The task —
Reproduce the listing word for word. Skip any image.

Dataset excerpt —
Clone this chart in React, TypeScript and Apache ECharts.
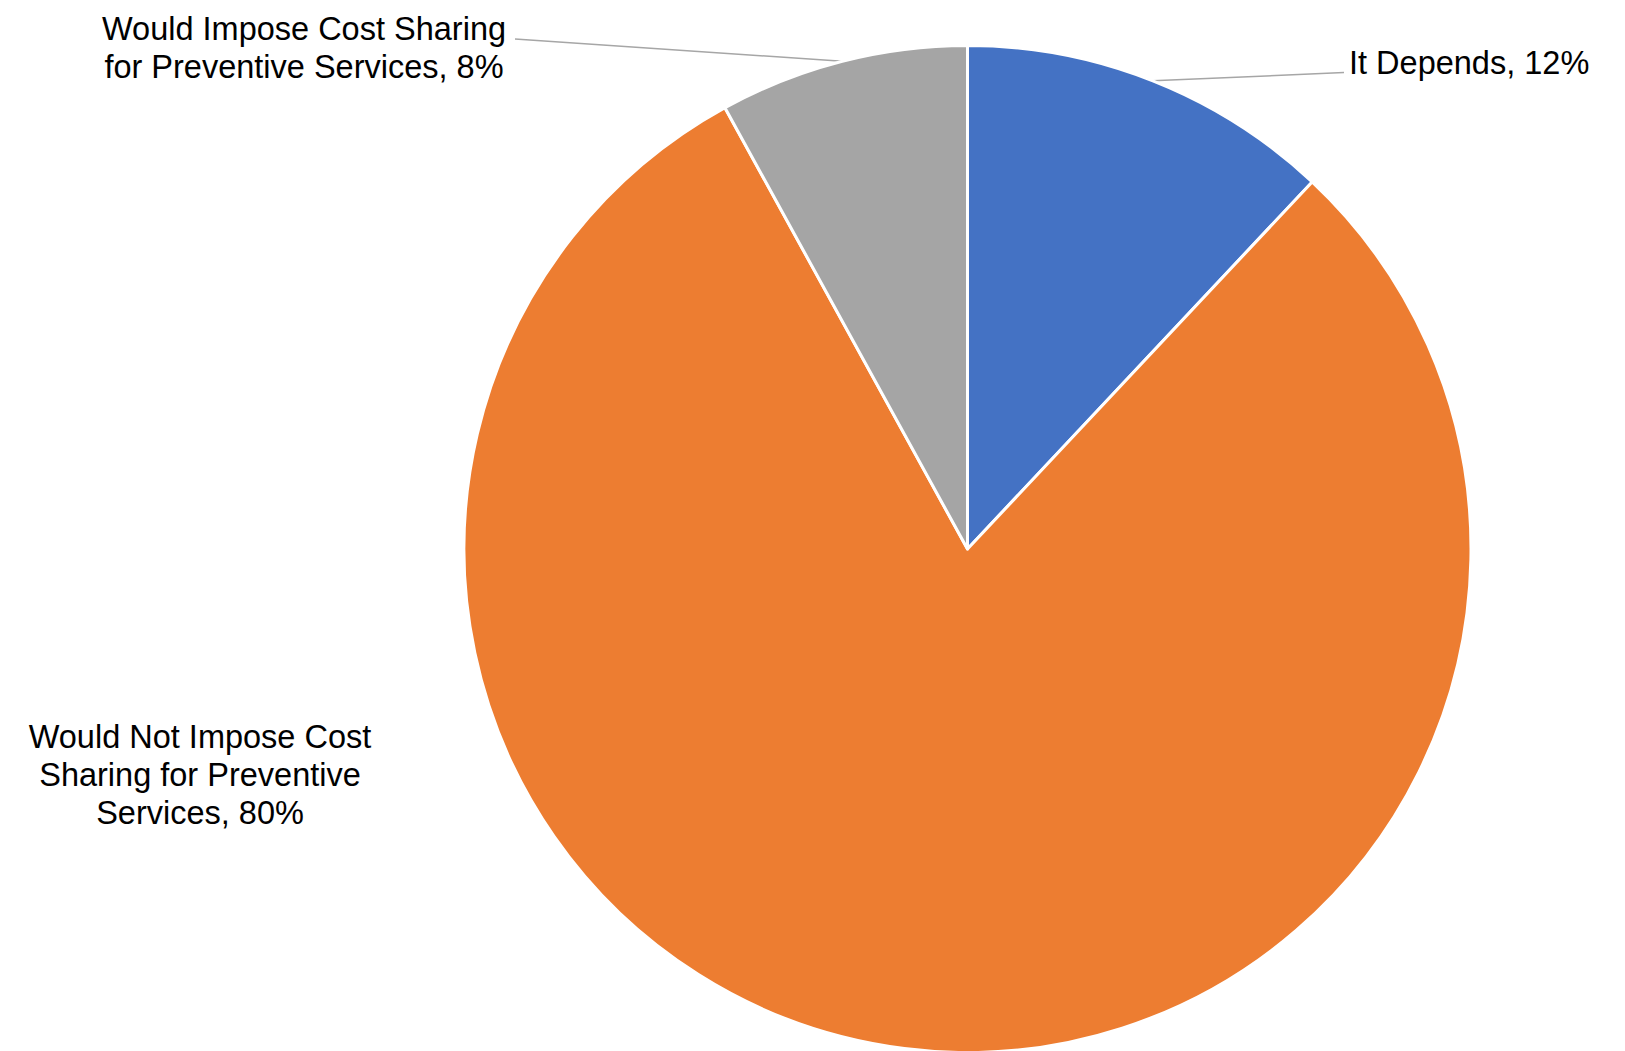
import React, { useEffect, useRef } from 'react';
import * as echarts from 'echarts';

// Data
const categories = [
  'It Depends',
  'Would Not Impose Cost\nSharing for Preventive\nServices',
  'Would Impose Cost Sharing\nfor Preventive Services',
];
const values = [12, 80, 8];
const colors = ['#4472C4', '#ED7D31', '#A5A5A5'];

// Layout (positions / styles)
const CENTER = [967.5, 549];
const RADIUS = 503.5;
const labelAnchors: { x: number; y: number; align: string; line: number[] | null }[] = [
  { x: 1349, y: 63, align: 'left', line: [1344, 72.5] },
  { x: 200, y: 775, align: 'center', line: null },
  { x: 304, y: 48, align: 'center', line: [515, 39] },
];

export default function App() {
  const ref = useRef<HTMLDivElement>(null);
  useEffect(() => {
    document.body.style.margin = '0';
    if (!ref.current) return;
    const chart = echarts.init(ref.current, undefined, { renderer: 'svg' });
    const total = values.reduce((a, b) => a + b, 0);
    chart.setOption({
      animation: false,
      backgroundColor: '#ffffff',
      series: [
        {
          type: 'pie',
          center: CENTER,
          radius: RADIUS,
          startAngle: 90,
          clockwise: true,
          avoidLabelOverlap: false,
          itemStyle: { borderColor: '#ffffff', borderWidth: 3 },
          label: {
            show: true,
            position: 'outside',
            color: '#000000',
            fontFamily: 'Liberation Sans, Arial, sans-serif',
            fontSize: 32.5,
            lineHeight: 38,
            formatter: (p: any) => `${p.name}, ${p.value}%`,
          },
          labelLine: {
            show: true,
            lineStyle: { color: '#A6A6A6', width: 1.5 },
          },
          labelLayout: (params: any) => {
            const idx = params.dataIndex;
            const a = labelAnchors[idx];
            const out: any = { x: a.x, y: a.y, align: a.align, verticalAlign: 'middle' };
            if (a.line) {
              let before = 0;
              for (let i = 0; i < idx; i++) before += values[i];
              const mid = ((before + values[idx] / 2) / total) * Math.PI * 2;
              const p0 = [CENTER[0] + RADIUS * Math.sin(mid), CENTER[1] - RADIUS * Math.cos(mid)];
              out.labelLinePoints = [p0, a.line, a.line];
            }
            return out;
          },
          data: categories.map((name, i) => ({
            name,
            value: values[i],
            itemStyle: { color: colors[i] },
            labelLine: { show: labelAnchors[i].line !== null },
          })),
        },
      ],
    });
    return () => chart.dispose();
  }, []);
  return <div ref={ref} style={{ width: 1625, height: 1051 }} />;
}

Answer below —
Clone this chart in React, TypeScript and Apache ECharts.
import React, { useEffect, useRef } from 'react';
import * as echarts from 'echarts';

// Data
const categories = [
  'It Depends',
  'Would Not Impose Cost\nSharing for Preventive\nServices',
  'Would Impose Cost Sharing\nfor Preventive Services',
];
const values = [12, 80, 8];
const colors = ['#4472C4', '#ED7D31', '#A5A5A5'];

// Layout (positions / styles)
const CENTER = [967.5, 549];
const RADIUS = 503.5;
const labelAnchors: { x: number; y: number; align: string; line: number[] | null }[] = [
  { x: 1349, y: 63, align: 'left', line: [1344, 72.5] },
  { x: 200, y: 775, align: 'center', line: null },
  { x: 304, y: 48, align: 'center', line: [515, 39] },
];

export default function App() {
  const ref = useRef<HTMLDivElement>(null);
  useEffect(() => {
    document.body.style.margin = '0';
    if (!ref.current) return;
    const chart = echarts.init(ref.current, undefined, { renderer: 'svg' });
    const total = values.reduce((a, b) => a + b, 0);
    chart.setOption({
      animation: false,
      backgroundColor: '#ffffff',
      series: [
        {
          type: 'pie',
          center: CENTER,
          radius: RADIUS,
          startAngle: 90,
          clockwise: true,
          avoidLabelOverlap: false,
          itemStyle: { borderColor: '#ffffff', borderWidth: 3 },
          label: {
            show: true,
            position: 'outside',
            color: '#000000',
            fontFamily: 'Liberation Sans, Arial, sans-serif',
            fontSize: 32.5,
            lineHeight: 38,
            formatter: (p: any) => `${p.name}, ${p.value}%`,
          },
          labelLine: {
            show: true,
            lineStyle: { color: '#A6A6A6', width: 1.5 },
          },
          labelLayout: (params: any) => {
            const idx = params.dataIndex;
            const a = labelAnchors[idx];
            const out: any = { x: a.x, y: a.y, align: a.align, verticalAlign: 'middle' };
            if (a.line) {
              let before = 0;
              for (let i = 0; i < idx; i++) before += values[i];
              const mid = ((before + values[idx] / 2) / total) * Math.PI * 2;
              const p0 = [CENTER[0] + RADIUS * Math.sin(mid), CENTER[1] - RADIUS * Math.cos(mid)];
              out.labelLinePoints = [p0, a.line, a.line];
            }
            return out;
          },
          data: categories.map((name, i) => ({
            name,
            value: values[i],
            itemStyle: { color: colors[i] },
            labelLine: { show: labelAnchors[i].line !== null },
          })),
        },
      ],
    });
    return () => chart.dispose();
  }, []);
  return <div ref={ref} style={{ width: 1625, height: 1051 }} />;
}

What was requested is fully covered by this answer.